ﺑﻞ ﺇﻥ ﺫﺑﺢ ﺑﻘﺼﺪ اﻟﺘﻌﻈﻴﻢ ﻭاﻟﻌﺒﺎﺩﺓ ﻟﻤﻦ ﺫﻛﺮ ﻛﺎﻥ ﺫﻟﻚ ﻛﻔﺮا ﻭﺇﻥ ﻛﺎﻥ ﻗﺼﺪ ﺑﺬﻟﻚ اﻟﺘﻘﺮﺏ ﺇﻟﻰ اﻟﻠﻪ ﺗﻌﺎﻟﻰ، ﺛﻢ اﻟﺘﺼﺪﻕ ﺑﻠﺤﻤﻪ ﻋﻦ ﺫﻟﻚ اﻟﺼﺎﻟﺢ ﻣﺜﻼ، ﻓﺈﻧﻪ ﻻ ﻳﻀﺮ ﻛﻤﺎ ﻳﻘﻊ ﻣﻦ اﻟﺰاﺋﺮﻳﻦ ﻓﺈﻧﻬﻢ ﻳﻘﺼﺪﻭﻥ اﻟﺬﺑﺢ ﻟﻠﻪ، ﻭﻳﺘﺼﺪﻗﻮﻥ ﺑﻪ ﻛﺮاﻣﺔ ﻭﻣﺤﺒﺔ ﻟﺬﻟﻚ اﻟﻤﺰﻭﺭ، ﺩﻭﻥ ﺗﻌﻈﻴﻤﻪ ﻭﻋﺒﺎﺩﺗﻪ
Bahkan sesungguhnya penyembelihan dengan maksud memuliakan maupun dalam rangka ibadah kepada sasaran yang telah disebutkan itu sikap tersebut adalah bentuk kekafiran. Adapun jika yang dimaksudkan dengan tindakan itu adalah untuk mendekatkan diri kepada Allah Ta’ala, lalu dagingnya disedekahkan mewakili misalkan orang shalih tersebut, maka yang seperti itu tidak berbahaya. Sebagaimana yang terjadi pada sebagian peziarah bahwa (mungkin saja-pen) yang mereka niatkan adalah menyembelih untuk Allah, dan (kemudian) mereka menyedekahkannya (atas nama sosok tersebut) sebagai bentuk penghormatan dan rasa cinta mereka kepada sosok yang diziarahi itu, tanpa bermaksud mengagungkannya maupun beribadah kepadanya.”
(I’anat Ath Tholibin 2/394)
Namun perlu diingat bahwa, termasuk bagian kesyirikan yang perlu dijauhi juga jika seseorang yang melakukan penyembelihan meski menyebut Nama Allah, tapi memaksudkan dalam pengaliran darah itu untuk bertaqorrub (mendekatkan diri) dengan mengagungkan orang yang dikubur, atau Nabi, atau orang sholih (atTamhiid li syarhi Kitaabit Tauhid li Sholih bin Abdil Aziiz Aalusy Syaikh).
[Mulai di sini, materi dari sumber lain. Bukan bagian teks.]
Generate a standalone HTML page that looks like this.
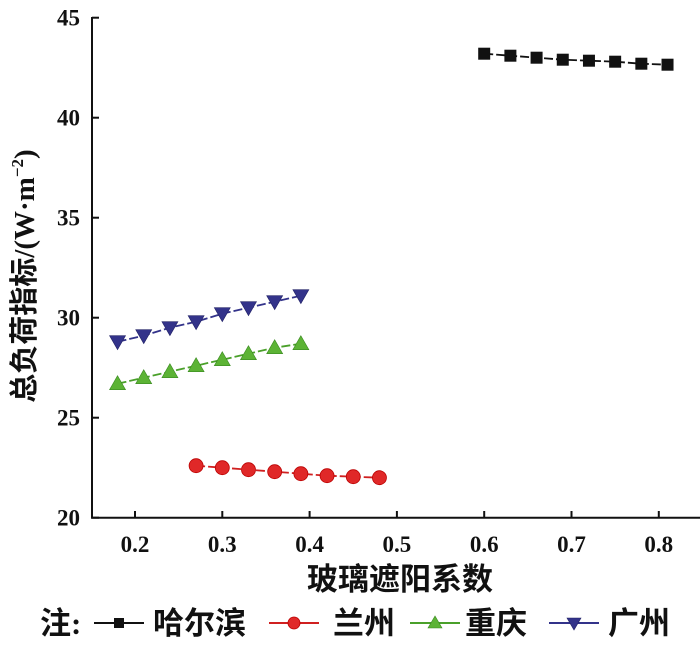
<!DOCTYPE html>
<html><head><meta charset="utf-8"><style>
body{margin:0;background:#fff}
svg text{font-family:"Liberation Serif","Noto Serif CJK SC",serif;fill:#111}
</style></head><body>
<svg id="c" width="700" height="647" viewBox="0 0 700 647" xmlns="http://www.w3.org/2000/svg">
<g id="axes"></g>
<g id="plot"></g>
<text transform="translate(34,276) rotate(-90)" text-anchor="middle" font-size="29" font-weight="bold" style="font-family:'Liberation Serif','Noto Sans CJK SC',sans-serif">总负荷指标/(W·m<tspan font-size="17" dy="-11">−2</tspan><tspan dy="11">)</tspan></text>
<text x="400" y="590" text-anchor="middle" font-size="31" font-weight="bold" style="font-family:'Liberation Serif','Noto Sans CJK SC',sans-serif">玻璃遮阳系数</text>
<g id="legend"></g>
</svg>
<script>
const xTicks=[0.2,0.3,0.4,0.5,0.6,0.7,0.8];
const yTicks=[20,25,30,35,40,45];
const seriesNames=["哈尔滨","兰州","重庆","广州"];
const xHarbin=[0.60,0.63,0.66,0.69,0.72,0.75,0.78,0.81];
const yHarbin=[43.2,43.1,43.0,42.9,42.85,42.8,42.7,42.65];
const xLanzhou=[0.27,0.30,0.33,0.36,0.39,0.42,0.45,0.48];
const yLanzhou=[22.6,22.5,22.4,22.3,22.2,22.1,22.05,22.0];
const xChongqing=[0.18,0.21,0.24,0.27,0.30,0.33,0.36,0.39];
const yChongqing=[26.7,27.0,27.3,27.6,27.9,28.2,28.5,28.7];
const xGuangzhou=[0.18,0.21,0.24,0.27,0.30,0.33,0.36,0.39];
const yGuangzhou=[28.8,29.1,29.5,29.8,30.2,30.5,30.8,31.1];

const NS="http://www.w3.org/2000/svg";
const X=v=>135+(v-0.2)*873;
const Y=v=>517.7-(v-20)*20;
function mk(tag,attrs,parent){const e=document.createElementNS(NS,tag);for(const k in attrs)e.setAttribute(k,attrs[k]);parent.appendChild(e);return e;}
const axes=document.getElementById('axes'),plot=document.getElementById('plot'),legend=document.getElementById('legend');
let a=mk('line',{x1:92,y1:17,x2:92,y2:518,stroke:'#111','stroke-width':2},axes);

a=mk('line',{x1:91,y1:517.7,x2:700,y2:517.7,stroke:'#111','stroke-width':2},axes);

xTicks.forEach(t=>{
 const l=mk('line',{x1:X(t),y1:517.7,x2:X(t),y2:511,stroke:'#111','stroke-width':2},axes);
 
 const tx=mk('text',{x:X(t),y:552,'text-anchor':'middle','font-size':23,'font-weight':'bold'},axes);tx.textContent=t.toFixed(1);
 
});
yTicks.forEach(t=>{
 const l=mk('line',{x1:92,y1:Y(t),x2:99,y2:Y(t),stroke:'#111','stroke-width':2},axes);
 
 const tx=mk('text',{x:80,y:Y(t)+8,'text-anchor':'end','font-size':23,'font-weight':'bold'},axes);tx.textContent=t;
 
});
function marker(type,cx,cy,color,parent,s){
 s=s||7;let e;
 if(type==='sq')e=mk('rect',{x:cx-s+1,y:cy-s+1,width:2*s-2,height:2*s-2,fill:color},parent);
 else if(type==='ci')e=mk('circle',{cx:cx,cy:cy,r:s,fill:color,stroke:'#b00','stroke-width':0.8},parent);
 else if(type==='up')e=mk('polygon',{points:`${cx},${cy-s-1} ${cx-s-1},${cy+s-1} ${cx+s+1},${cy+s-1}`,fill:color,stroke:'#3a8a20','stroke-width':0.6},parent);
 else e=mk('polygon',{points:`${cx-s-1},${cy-s+1} ${cx+s+1},${cy-s+1} ${cx},${cy+s+1}`,fill:color,stroke:'#222266','stroke-width':0.6},parent);
 return e;
}
const series=[
 {xs:xHarbin,ys:yHarbin,m:'sq',c:'#111',lc:'#111',n:'harbin'},
 {xs:xLanzhou,ys:yLanzhou,m:'ci',c:'#e02828',lc:'#d02020',n:'lanzhou'},
 {xs:xChongqing,ys:yChongqing,m:'up',c:'#5cb335',lc:'#4aa02a',n:'chongqing'},
 {xs:xGuangzhou,ys:yGuangzhou,m:'dn',c:'#33338a',lc:'#33338a',n:'guangzhou'}];
series.forEach(s=>{
 const g=mk('g',{},plot);
 const pl=mk('polyline',{points:s.xs.map((x,i)=>X(x)+','+Y(s.ys[i])).join(' '),fill:'none',stroke:s.lc,'stroke-width':1.8,'stroke-dasharray':'9,3'},g);
 
 s.xs.forEach((x,i)=>{const p=marker(s.m,X(x),Y(s.ys[i]),s.c,g);
  });
});
// legend
const lt=mk('text',{x:40,y:634,'font-size':31,'font-weight':'bold',style:"font-family:'Liberation Serif','Noto Sans CJK SC',sans-serif"},legend);lt.textContent='注:';

const lx=[94,269,410,549];
const tx0=[153,333,465,608];
series.forEach((s,i)=>{
 const g=mk('g',{},legend);
 mk('line',{x1:lx[i],y1:623,x2:lx[i]+50,y2:623,stroke:s.lc,'stroke-width':2},g);
 marker(s.m,lx[i]+25,623,s.c,g,6);
 const t=mk('text',{x:tx0[i],y:634,'font-size':31,'font-weight':'bold',style:"font-family:'Liberation Serif','Noto Sans CJK SC',sans-serif"},g);t.textContent=seriesNames[i];
});
</script>
</body></html>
Demikian pula tata cara penyembelihan di sisi kuburan juga merupakan cara baru dalam beribadah yang tidak dicontohkan oleh generasi terbaik awal umat ini.
Silakan dibaca pula artikel: Bab Ke-21: Sikap Berlebihan Terhadap Kuburan Orang-orang Sholeh Menyebabkan Kuburan itu Menjadi Sesembahan Selain Allah (Bagian Kedua)
Pembaca yang budiman, teranglah jika demikian, menurut para ulama, termasuk para ulama madzhab Asy-Syafi’i yang banyak diikuti di negeri ini, bahwa hasil sembelihan hewan yang tidak dibacakan nama Allah ataupun yang malah diserukan nama selain Allah adalah haram, secara asal tidak boleh dikonsumsi.
Makanan dari daging hasil kurban saat idul adha, aqiqah, walimah muslimin yang dilakukan dengan tata cara syar’i adalah makanan yang halal bagi kita. Adapun makanan dari sembelihan untuk sesajen, larung, ritual adat, dan acara lain yang dipersembahkan kepada selain Allah tidak boleh dikonsumsi, berdasarkan dalil ayat disertai penjelasan para ulama di atas.